Several high-powered talks between the governments of the two countries have failed to solve this contentious issue. The gigantic delta that is Bangladesh is crisscrossed by 230 major rivers, 54 of them originating in India and three of them emptying their waters in the Bay of Bengal. The sharing of these waters between the neighbours has resulted in numerous treaties, yet no lasting solution has been found to a perennially vexing issue. The ghost of the Farrakka Barrage Treaty haunts all such negotiations.

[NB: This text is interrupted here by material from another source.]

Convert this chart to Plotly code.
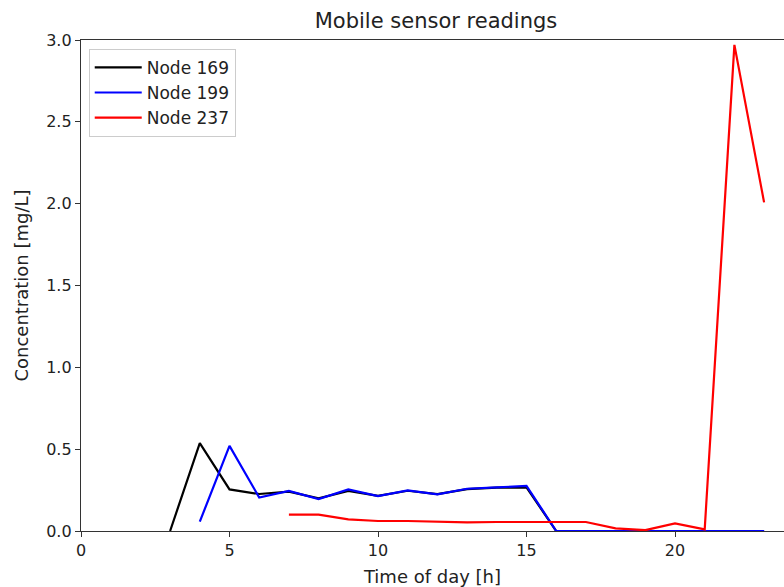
import plotly.graph_objects as go

hours = list(range(0, 24))
node169 = [None, None, None, 0.0, 0.537, 0.254, 0.226, 0.24, 0.2, 0.245, 0.215, 0.246, 0.225, 0.256, 0.265, 0.266,
           0.0, 0.0, 0.0, 0.0, 0.0, 0.0, 0.0, 0.0]
node199 = [None, None, None, None, 0.057, 0.52, 0.205, 0.245, 0.195, 0.254, 0.213, 0.248, 0.224, 0.258, 0.266, 0.276,
           0.0, 0.0, 0.0, 0.0, 0.0, 0.0, 0.0, 0.0]
node237 = [None, None, None, None, None, None, None, 0.1, 0.1, 0.071, 0.061, 0.061, 0.055, 0.053, 0.055, 0.055,
           0.057, 0.055, 0.016, 0.005, 0.047, 0.01, 2.97, 2.008]

series = [("Node 169", node169, "black"), ("Node 199", node199, "#0000ff"), ("Node 237", node237, "#ff0000")]

fig = go.Figure()
for name, vals, color in series:
    fig.add_trace(go.Scatter(x=hours, y=vals, mode="lines", name=name,
                             line=dict(color=color, width=2.2), connectgaps=False))

font = "DejaVu Sans, Verdana, sans-serif"
fig.update_layout(
    width=784, height=587,
    margin=dict(l=81, r=0, t=40, b=56),
    plot_bgcolor="white", paper_bgcolor="white",
    font=dict(family=font, size=15, color="#222"),
    title=dict(text="Mobile sensor readings", x=436 / 784, xanchor="center",
               y=1 - 21 / 587, yanchor="middle", font=dict(size=21, color="#222")),
    showlegend=True,
    legend=dict(x=0.011, y=0.982, xanchor="left", yanchor="top",
                bgcolor="rgba(255,255,255,0.85)", bordercolor="#cccccc", borderwidth=1,
                font=dict(size=17), tracegroupgap=0, itemwidth=47),
    xaxis=dict(range=[0, 23.67], tickvals=[0, 5, 10, 15, 20], showgrid=False, zeroline=False,
               showline=True, linecolor="#333", linewidth=1.3, mirror=True,
               ticks="outside", ticklen=5, tickcolor="#333", tickfont=dict(size=16),
               title=dict(text="Time of day [h]", standoff=12)),
    yaxis=dict(range=[0, 3.0], tickvals=[0, 0.5, 1.0, 1.5, 2.0, 2.5, 3.0],
               ticktext=["0.0", "0.5", "1.0", "1.5", "2.0", "2.5", "3.0"],
               showgrid=False, zeroline=False,
               showline=True, linecolor="#333", linewidth=1.3, mirror=False,
               ticks="outside", ticklen=5, tickcolor="#333", tickfont=dict(size=16),
               title=dict(text="Concentration [mg/L]", standoff=12)),
)

fig.write_html("out.html", config={"displayModeBar": False},
               post_script="document.body.style.margin='0px';document.body.style.overflow='hidden';")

The building of dams upstream on the Indus, Ganga, Brahmaputra and Irabati rivers, too, has had devastating consequences on the fragile ecosystem of Bangladesh.

India is everywhere in Bangladesh: The black grapes being sold in such abundance even in the small hamlets we pass by the highway are from India. The TV channels are awash with Indian serials. Indian film stars and models are advertising everything from soap to insurance. The lobby of my hotel is milling with Indian businessmen and entrepreneurs. Despite the preponderance of Indian goods and people, I am struck by the curious love-hate relationship between the two countries. Despite the Indian hand in the liberation movement of 1971 when the Mukti Bahini guerillas worked hand in glove with the Indian military forces, several contentious issues arose early in the relationship. While equal sharing of river waters has always been a big issue, there has also been the added strain of the Teen Bigha Corridor and the terror outfits that India alleges have been operating from Bangladeshi soil. At a personal level, what irks many Bangladeshis, I suspect, is how much they know about India and Indians and how little we Indians know about them. This unequal-ness mars the tone and tenor of Indo-Bangladeshi dialogue.

My plane from Dhaka to Delhi is delayed. All the way back from Dhaka, I find myself reciting Faiz Ahmed Faiz’s haunting, conscience-stricken ode to the newly-born, bloodied Bangladesh. Written in 1974, Dhaka Se Wapsi Par is one of the most hauntingly poignant poems, and brutally honest too in its admission of neglect and wrong doing, as also an overwhelming sense of loss, defeat, shame, guilt:
Hum ke thehre ajnabi itni mulaaqaaton ke baad
Phir banein ge aashna kitni madaaraaton ke baad
Agha Shahid Ali’s elegant translation from his book, The Rebel’s Silhouette, carries some of the ineffable sorrow of the original:
After those many encounters, that easy intimacy, we are strangers now –
After how many meetings will we be that close again?
When will we again see a spring of unstained green?
After how many monsoons will the blood be washed from the branches?

The seasons have come and gone for close to four decades. The sub-continent has changed in more ways than one. The healing words have long remained unspoken. But life goes on. Faiz’s fervent prayer has been answered. The ‘spring of unstained green’ lies dappled all across Bangladesh. I saw it with my own eyes – in the fields of tender paddy and bursting mustard.


-- Rakhshanda Jalil

(Rakhshanda Jalil travelled to Bangladesh in early January 2010 as part of a Regional Study Group organised by the Asia Foundation.)